--- What is asked ---
Extract the lines up to and including the one that contains "(0.7,0.7) rectangle (1152.3,554.3);", starting with the first line of the entries below, and omit the pictures.

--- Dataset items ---

::::::::

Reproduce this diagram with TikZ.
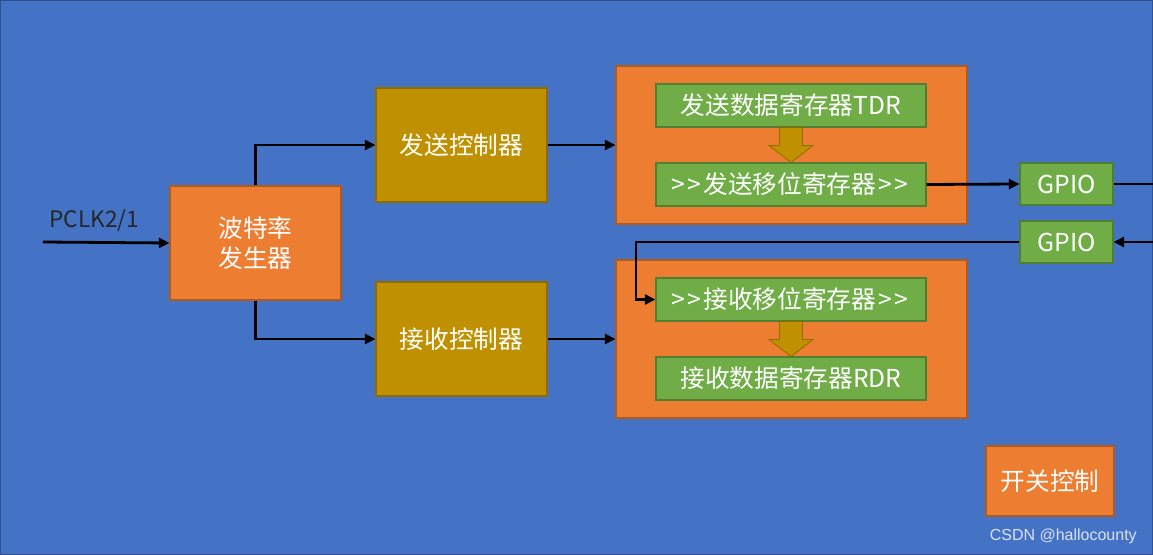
\documentclass[tikz,border=0pt]{standalone}
\usepackage{fontspec}
\setmainfont{Noto Sans CJK SC}
\setsansfont{Liberation Sans}
\usepackage{tikz}
\usetikzlibrary{arrows.meta}
\usetikzlibrary{calc}
\usetikzlibrary{positioning}
\definecolor{bgblue}{RGB}{68,114,196}
\definecolor{bgline}{RGB}{47,82,143}
\definecolor{ocre}{RGB}{237,125,49}
\definecolor{ocreline}{RGB}{174,90,33}
\definecolor{gold}{RGB}{191,144,0}
\definecolor{goldline}{RGB}{143,107,0}
\definecolor{leaf}{RGB}{112,173,71}
\definecolor{leafline}{RGB}{80,126,50}
\newcommand{\blkarrow}[2]{%
  \draw[goldline,fill=gold,line width=0.6pt]
    ($(#1.south)+(-11.5,0)$) -- ($(#1.south)+(11.5,0)$) -- ($(#1.south)+(11.5,18)$)
    -- ($(#1.south)+(22,18)$) -- (#2.north) -- ($(#1.south)+(-22,18)$)
    -- ($(#1.south)+(-11.5,18)$) -- cycle;}
\newcommand{\shr}{>\kern1.8pt>\kern1.8pt}

\begin{document}
\begin{tikzpicture}[x=0.75pt,y=-0.75pt,
  box/.style={rectangle,draw,line width=0.8pt,text=white,inner sep=0pt,
    font=\fontsize{18.5pt}{22.5pt}\selectfont,align=center},
  orbox/.style={box,fill=ocre,draw=ocreline},
  gdbox/.style={box,fill=gold,draw=goldline,minimum width=128.25pt,minimum height=85.5pt},
  grbox/.style={box,fill=leaf,draw=leafline,minimum width=202.5pt,minimum height=32.25pt},
  gpio/.style={box,fill=leaf,draw=leafline,minimum width=69.75pt,minimum height=31.5pt},
  wire/.style={line width=2.1pt,-{Triangle[length=8pt,width=7.5pt]}}]
\useasboundingbox (0,0) rectangle (1153,555);
\fill[bgblue] (0,0) rectangle (1153,555);
\draw[bgline,line width=1pt] (0.7,0.7) rectangle (1152.3,554.3);

% left part
\node[orbox,minimum width=128.25pt,minimum height=85.5pt] (baud) at (255.5,243) {波特率\\发生器};
\node[gdbox] (txc) at (461.5,145) {发送控制器};
\node[gdbox] (rxc) at (461.5,339) {接收控制器};

% register groups
\node[orbox,minimum width=263.25pt,minimum height=118.5pt] (txg) at (791.5,145) {};
\node[orbox,minimum width=263.25pt,minimum height=118.5pt] (rxg) at (791.5,339) {};
\node[grbox] (tdr) at (791,105.5) {发送数据寄存器TDR};
\node[grbox] (txs) at (791,184.5) {\shr 发送移位寄存器\kern1.8pt\shr};
\node[grbox] (rxs) at (791,299.5) {\shr 接收移位寄存器\kern1.8pt\shr};
\node[grbox] (rdr) at (791,378.5) {接收数据寄存器RDR};
\blkarrow{tdr}{txs}
\blkarrow{rxs}{rdr}

% pins
\node[gpio] (gpa) at (1066.5,184) {GPIO};
\node[gpio] (gpb) at (1066.5,242) {GPIO};
\node[orbox,minimum width=96pt,minimum height=52.5pt] (sw) at (1050,481) {开关控制};

\coordinate (clk) at (43,242);
\coordinate (outR) at (1153,184);
\coordinate (inR) at (1153,242);
\coordinate (turn) at (636,242);
\node[font=\fontsize{17pt}{20pt}\selectfont,text=black!85,anchor=south west,inner sep=0pt] (clkl) at (49,232) {PCLK2/1};

% connections
\draw[wire] (clk) -- (baud.west);
\draw[wire] (baud.north) |- (txc.west);
\draw[wire] (baud.south) |- (rxc.west);
\draw[wire] (txc.east) -- (txg.west);
\draw[wire] (rxc.east) -- (rxg.west);
\draw[wire] (txs.east) -- (gpa.west);
\draw[line width=2.1pt] (gpa.east) -- (outR);
\draw[wire] (inR) -- (gpb.east);
\draw[wire] (gpb.west) -- (turn) |- (rxs.west);

\node[font=\sffamily\fontsize{12pt}{13pt}\selectfont,text=white!80!bgblue,anchor=east,inner sep=0pt] (mark) at (1137,536) {CSDN @hallocounty};
\end{tikzpicture}
\end{document}
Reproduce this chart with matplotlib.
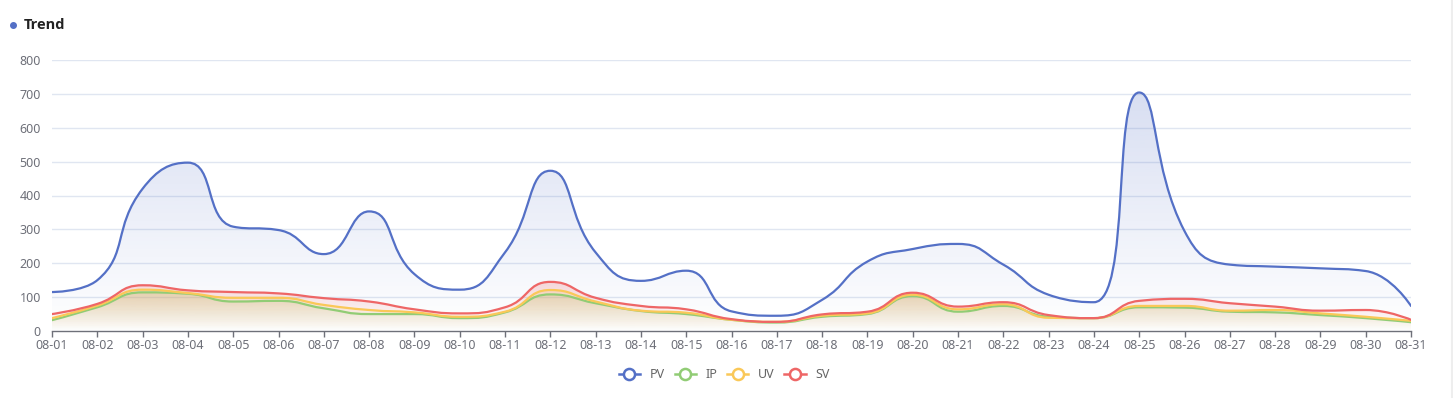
import numpy as np
import matplotlib
matplotlib.use("Agg")
import matplotlib.pyplot as plt
from matplotlib.path import Path
from matplotlib.patches import PathPatch
from matplotlib.lines import Line2D
from matplotlib.colors import to_rgb

plt.rcParams['font.family'] = ['Noto Sans', 'DejaVu Sans']

dates = [f"08-{d:02d}" for d in range(1, 32)]
pv = [115, 150, 420, 497, 308, 298, 227, 353, 168, 122, 232, 473, 232, 148, 178,
      58, 45, 92, 205, 242, 257, 196, 107, 85, 704, 295, 196, 190, 185, 177, 74]
ip = [32, 70, 114, 110, 87, 89, 67, 50, 50, 38, 55, 108, 82, 59, 50,
      33, 25, 42, 50, 103, 57, 74, 42, 38, 70, 69, 57, 55, 47, 38, 26]
uv = [38, 75, 122, 112, 98, 98, 77, 62, 55, 42, 57, 121, 87, 60, 54,
      33, 27, 45, 52, 107, 64, 79, 39, 38, 74, 74, 60, 62, 52, 42, 30]
sv = [50, 80, 135, 120, 115, 111, 97, 87, 64, 52, 70, 145, 98, 74, 64,
      35, 27, 49, 57, 113, 72, 85, 47, 38, 89, 95, 82, 72, 60, 62, 33]

series = [("PV", pv, "#5470c6"), ("IP", ip, "#91cc75"),
          ("UV", uv, "#fac858"), ("SV", sv, "#ee6666")]

W, H = 1453, 398
fig = plt.figure(figsize=(W / 100, H / 100), dpi=100)
x0, x1, yb, yt = 52, 1411, 331, 60
ax = fig.add_axes([x0 / W, 1 - yb / H, (x1 - x0) / W, (yb - yt) / H])
n = len(dates)
ax.set_xlim(0, n - 1)
ax.set_ylim(0, 800)
sx = (x1 - x0) / (n - 1)
sy = (yb - yt) / 800.0


def echarts_smooth(xs, ys, smooth=0.5):
    # ECharts-style bezier smoothing computed in pixel space
    P = np.column_stack([np.asarray(xs, float) * sx, np.asarray(ys, float) * sy])
    verts = [tuple(P[0])]
    codes = [Path.MOVETO]
    cp0 = P[0].copy()
    m = len(P)
    for i in range(1, m):
        p = P[i]; prev = P[i - 1]
        if i == m - 1:
            cp1 = p.copy(); ncp0 = p.copy()
        else:
            nxt = P[i + 1]
            v = nxt - prev
            lp = np.hypot(*(p - prev)); ln = np.hypot(*(nxt - p))
            r = ln / (ln + lp)
            ncp0 = p + v * smooth * r
            ncp0 = np.minimum(ncp0, np.maximum(nxt, p))
            ncp0 = np.maximum(ncp0, np.minimum(nxt, p))
            v = ncp0 - p
            cp1 = p - v * lp / ln
            cp1 = np.minimum(cp1, np.maximum(prev, p))
            cp1 = np.maximum(cp1, np.minimum(prev, p))
            v = p - cp1
            ncp0 = p + v * ln / lp
        verts += [tuple(cp0), tuple(cp1), tuple(p)]
        codes += [Path.CURVE4] * 3
        cp0 = ncp0
    verts = [(a / sx, b / sy) for a, b in verts]
    return verts, codes


# grid
for v in range(100, 900, 100):
    ax.axhline(v, color="#e0e6f1", lw=1, zorder=0)

xs = np.arange(n)
for zi, (name, vals, col) in enumerate(series):
    verts, codes = echarts_smooth(xs, vals)
    # area
    av = verts + [(n - 1, 0), (0, 0), verts[0]]
    ac = codes + [Path.LINETO, Path.LINETO, Path.CLOSEPOLY]
    patch = PathPatch(Path(av, ac), facecolor="none", edgecolor="none")
    ax.add_patch(patch)
    rgb = to_rgb(col)
    grad = np.zeros((256, 1, 4))
    grad[:, 0, :3] = rgb
    grad[:, 0, 3] = np.linspace(0.23, 0.0, 256)
    im = ax.imshow(grad, extent=[0, n - 1, 0, max(vals)], origin="upper",
                   aspect="auto", zorder=1 + zi * 0.1, interpolation="bilinear")
    im.set_clip_path(patch)
    lp = PathPatch(Path(verts, codes), facecolor="none", edgecolor=col,
                   lw=1.6, zorder=3 + zi * 0.1, capstyle="round", joinstyle="round")
    ax.add_patch(lp)

ax.set_xlim(0, n - 1)
ax.set_ylim(0, 800)
ax.set_xticks(xs)
ax.set_xticklabels(dates)
ax.set_yticks(range(0, 900, 100))
for s in ["top", "right", "left"]:
    ax.spines[s].set_visible(False)
ax.spines["bottom"].set_color("#6e7079")
ax.spines["bottom"].set_linewidth(1)
ax.spines["bottom"].set_zorder(5)
ax.tick_params(axis="x", colors="#6e7079", labelsize=9, length=4, width=1, pad=2,
               labelcolor="#6e7079")
ax.tick_params(axis="y", length=0, labelsize=9, pad=8, labelcolor="#6e7079")
ax.set_facecolor("none")

# title
fig.text(24 / W, 1 - 25 / H, "Trend", fontsize=10.5, fontweight="bold",
         family=["Open Sans", "DejaVu Sans"],
         color="#222222", va="center", ha="left")
fig.add_artist(Line2D([13 / W], [1 - 25 / H], marker="o", markersize=4,
                      color="#5470c6", linestyle="none"))

# legend
handles = [Line2D([], [], color=c, lw=1.8, marker="o", markersize=8,
                  markerfacecolor="white", markeredgewidth=1.8, label=nm)
           for nm, _, c in series]
leg = fig.legend(handles=handles, loc="center", bbox_to_anchor=(724 / W, 1 - 375 / H),
                 ncol=4, frameon=False, fontsize=9, handlelength=1.7,
                 handletextpad=0.75, columnspacing=0.8, labelcolor="#666666")

# right border
fig.add_artist(Line2D([1451.5 / W, 1451.5 / W], [0, 1], color="#eeeeee", lw=1.5))

fig.savefig("out.png", dpi=100, facecolor="white")
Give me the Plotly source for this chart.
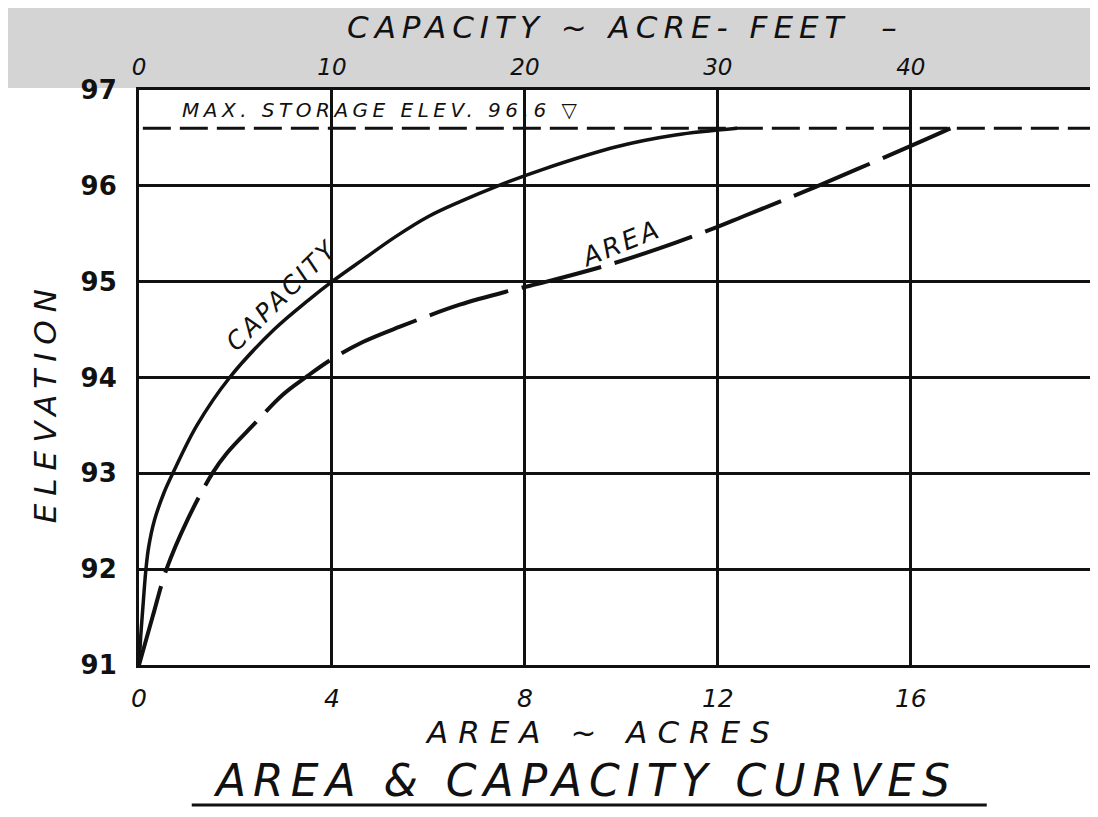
import plotly.graph_objects as go

# ---- data ----
area_elev = [91.0, 91.5, 92.0, 92.51, 93.0, 93.21, 93.51, 93.82, 94.0, 94.18, 94.37, 94.53,
             94.76, 94.91, 95.0, 95.18, 95.35, 95.54, 95.68, 95.99, 96.43, 96.6]
area_acres = [0.0, 0.28, 0.57, 1.0, 1.52, 1.82, 2.38, 2.98, 3.45, 3.96, 4.64, 5.41,
              6.65, 7.72, 8.45, 9.76, 10.8, 11.83, 12.52, 14.03, 16.06, 16.82]

capacity_elev = [91.0, 91.3, 91.6, 92.0, 92.23, 92.51, 92.8, 93.0, 93.5, 94.0, 94.5, 94.81,
                 95.0, 95.23, 95.47, 95.68, 95.84, 96.0, 96.17, 96.41, 96.53, 96.6]
capacity_acft = [0.0, 0.09, 0.2, 0.36, 0.5, 0.8, 1.3, 1.75, 3.0, 4.7, 7.0, 8.8,
                 10.0, 11.6, 13.3, 15.0, 16.7, 18.6, 20.9, 24.8, 27.8, 31.0]

max_storage_elev = 96.6

area_ticks = [0, 4, 8, 12, 16]
capacity_ticks = [0, 10, 20, 30, 40]
elev_ticks = [91, 92, 93, 94, 95, 96, 97]

AREA_MAX = 19.88           # visible extent of area axis (acres)
CAP_PER_AREA = 2.5         # 10 acre-ft grid = 4 acre grid
INK = "#111111"
FONT = "DejaVu Sans"


def spaced(txt, px):
    return f'<span style="letter-spacing:{px}px">{txt}</span>'


fig = go.Figure()

fig.add_trace(go.Scatter(
    x=area_acres, y=area_elev, mode="lines", xaxis="x", yaxis="y",
    line=dict(color=INK, width=4, dash="82px,14px", shape="spline", smoothing=1.0),
    showlegend=False, hoverinfo="skip"))

fig.add_trace(go.Scatter(
    x=capacity_acft, y=capacity_elev, mode="lines", xaxis="x2", yaxis="y",
    line=dict(color=INK, width=3.5, shape="spline", smoothing=1.0),
    showlegend=False, hoverinfo="skip"))

shapes = [
    # scanned gray band at top
    dict(type="rect", xref="paper", yref="paper", x0=-0.2, x1=1.05, y0=1.0035, y1=1.2,
         fillcolor="#d4d4d4", line=dict(width=0), layer="below"),
    # max storage elevation dashed line
    dict(type="line", xref="paper", yref="y", x0=0.004, x1=1.0,
         y0=max_storage_elev, y1=max_storage_elev,
         line=dict(color=INK, width=3, dash="28px,9px")),
    # underline of the title
    dict(type="line", xref="paper", yref="paper", x0=0.055, x1=0.884, y0=-0.2435, y1=-0.2435,
         line=dict(color=INK, width=3)),
]

it = dict(family=FONT, color=INK, style="italic")

annotations = [
    dict(text=spaced("CAPACITY ~ ACRE- FEET  –", 6), xref="paper", yref="paper",
         x=0.2148, y=1.1096, xanchor="left", yanchor="middle", showarrow=False,
         font=dict(size=31, **it)),
    dict(text=spaced("ELEVATION", 8), xref="paper", yref="paper", x=-0.098, y=0.457,
         xanchor="center", yanchor="middle", textangle=-90, showarrow=False,
         font=dict(size=31, **it)),
    dict(text=spaced("AREA ~ ACRES", 10), xref="paper", yref="paper", x=0.483, y=-0.1165,
         xanchor="center", yanchor="middle", showarrow=False, font=dict(size=31, **it)),
    dict(text=spaced("AREA & CAPACITY CURVES", 7), xref="paper", yref="paper", x=0.465, y=-0.2,
         xanchor="center", yanchor="middle", showarrow=False, font=dict(size=44, **it)),
    dict(text=spaced("MAX. STORAGE ELEV. 96.6 ▽", 4.5), xref="x", yref="y", x=0.85, y=96.79,
         xanchor="left", yanchor="middle", showarrow=False, font=dict(size=20, **it)),
    dict(text=spaced("CAPACITY", 3), xref="x", yref="y", x=2.95, y=94.86, textangle=-45,
         xanchor="center", yanchor="middle", showarrow=False, font=dict(size=25, **it)),
    dict(text=spaced("AREA", 3), xref="x", yref="y", x=10.0, y=95.40, textangle=-22,
         xanchor="center", yanchor="middle", showarrow=False, font=dict(size=26, **it)),
]

fig.update_layout(
    width=1090, height=809,
    margin=dict(l=131, r=0, t=82, b=152),
    paper_bgcolor="white", plot_bgcolor="white",
    showlegend=False,
    shapes=shapes, annotations=annotations,
    xaxis=dict(range=[0, AREA_MAX], tickvals=area_ticks, ticktext=[str(v) for v in area_ticks],
               showgrid=True, gridcolor=INK, gridwidth=2.5, zeroline=False,
               showline=True, linecolor=INK, linewidth=3, ticks="",
               ticklabelstandoff=9, tickfont=dict(size=25, **it), fixedrange=True),
    xaxis2=dict(range=[0, AREA_MAX * CAP_PER_AREA], tickvals=capacity_ticks,
                ticktext=[str(v) for v in capacity_ticks], overlaying="x", side="top",
                showgrid=False, zeroline=False, showline=True, linecolor=INK, linewidth=3,
                ticks="", ticklabelstandoff=3, tickfont=dict(size=23, **it), fixedrange=True),
    yaxis=dict(range=[91, 97], tickvals=elev_ticks, ticktext=[str(v) for v in elev_ticks],
               showgrid=True, gridcolor=INK, gridwidth=2.5, zeroline=False,
               showline=True, linecolor=INK, linewidth=3, ticks="",
               ticklabelstandoff=14, tickfont=dict(size=26, family=FONT, color=INK, weight="bold"),
               fixedrange=True),
)

fig.write_html("out.html")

::::::::

--- The response ---
Reproduce this diagram with TikZ.
\documentclass[tikz,border=0pt]{standalone}
\usepackage{fontspec}
\setmainfont{Noto Sans CJK SC}
\setsansfont{Liberation Sans}
\usepackage{tikz}
\usetikzlibrary{arrows.meta}
\usetikzlibrary{calc}
\usetikzlibrary{positioning}
\definecolor{bgblue}{RGB}{68,114,196}
\definecolor{bgline}{RGB}{47,82,143}
\definecolor{ocre}{RGB}{237,125,49}
\definecolor{ocreline}{RGB}{174,90,33}
\definecolor{gold}{RGB}{191,144,0}
\definecolor{goldline}{RGB}{143,107,0}
\definecolor{leaf}{RGB}{112,173,71}
\definecolor{leafline}{RGB}{80,126,50}
\newcommand{\blkarrow}[2]{%
  \draw[goldline,fill=gold,line width=0.6pt]
    ($(#1.south)+(-11.5,0)$) -- ($(#1.south)+(11.5,0)$) -- ($(#1.south)+(11.5,18)$)
    -- ($(#1.south)+(22,18)$) -- (#2.north) -- ($(#1.south)+(-22,18)$)
    -- ($(#1.south)+(-11.5,18)$) -- cycle;}
\newcommand{\shr}{>\kern1.8pt>\kern1.8pt}

\begin{document}
\begin{tikzpicture}[x=0.75pt,y=-0.75pt,
  box/.style={rectangle,draw,line width=0.8pt,text=white,inner sep=0pt,
    font=\fontsize{18.5pt}{22.5pt}\selectfont,align=center},
  orbox/.style={box,fill=ocre,draw=ocreline},
  gdbox/.style={box,fill=gold,draw=goldline,minimum width=128.25pt,minimum height=85.5pt},
  grbox/.style={box,fill=leaf,draw=leafline,minimum width=202.5pt,minimum height=32.25pt},
  gpio/.style={box,fill=leaf,draw=leafline,minimum width=69.75pt,minimum height=31.5pt},
  wire/.style={line width=2.1pt,-{Triangle[length=8pt,width=7.5pt]}}]
\useasboundingbox (0,0) rectangle (1153,555);
\fill[bgblue] (0,0) rectangle (1153,555);
\draw[bgline,line width=1pt] (0.7,0.7) rectangle (1152.3,554.3);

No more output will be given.